Here’s an excerpt concerning a subject near and dear to my heart: the social dynamics of gaming …
MMOs are social games. So why do they sometimes seem to work so hard to punish you for playing with other players? If I’m out hunting and another player walks by, shouldn’t I welcome his help, rather than worrying that he’s going to steal my kills or consume all the mobs I wanted to kill? Or if I want to play with someone, shouldn’t we naturally have the same goals and objectives, rather than discovering that we’re in the same area but working on a different set of quests?
We think of GW2 as the first MMO that actually has a cooperative PvE experience. When I’m out hunting and suddenly there’s a huge explosion over the next hill — the ground is shaking and smoke is pouring into the sky — I’m going to want to investigate, and most other players in the area will too. Or if the sky darkens on a sunny day, and I look up and see a dragon circling overhead preparing to attack, I know I’d better fight or flee, and everyone around me knows that too.
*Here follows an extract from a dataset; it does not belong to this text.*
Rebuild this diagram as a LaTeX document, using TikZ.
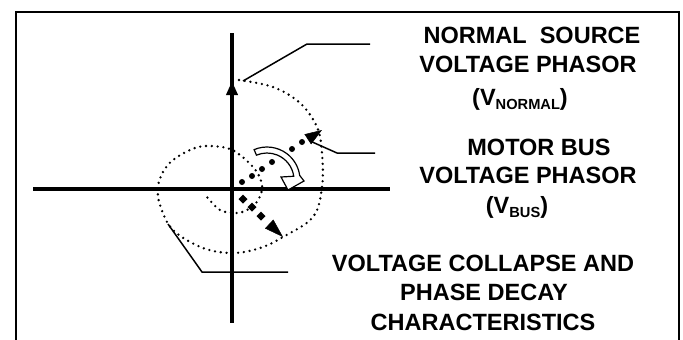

With traditional MMOs you can choose to solo or you can find a good guild or party to play with. With GW2 there’s a third option too: you can just naturally play with all the people around you. I personally spend a big chunk of my time in traditional MMOs soloing, but when I play GW2 I always find myself naturally working with everyone around me to accomplish world objectives, and before long we find ourselves saying, “Hey, there’s a bunch of us here; let’s see if we can take down the swamp boss together,” without ever having bothered to form a party.
Of course GW2 has great support for parties, but they just don’t feel as necessary as they do in other MMOs, because your interests are always aligned with all other nearby players anyway. When someone kills a monster, not just that player’s party but everyone who was seriously involved in the fight gets 100% of the XP and loot for the kill. When an event is happening in the world –- when the bandits are terrorizing a village -– everyone in the area has the same motivation, and when the event ends, everyone gets rewarded.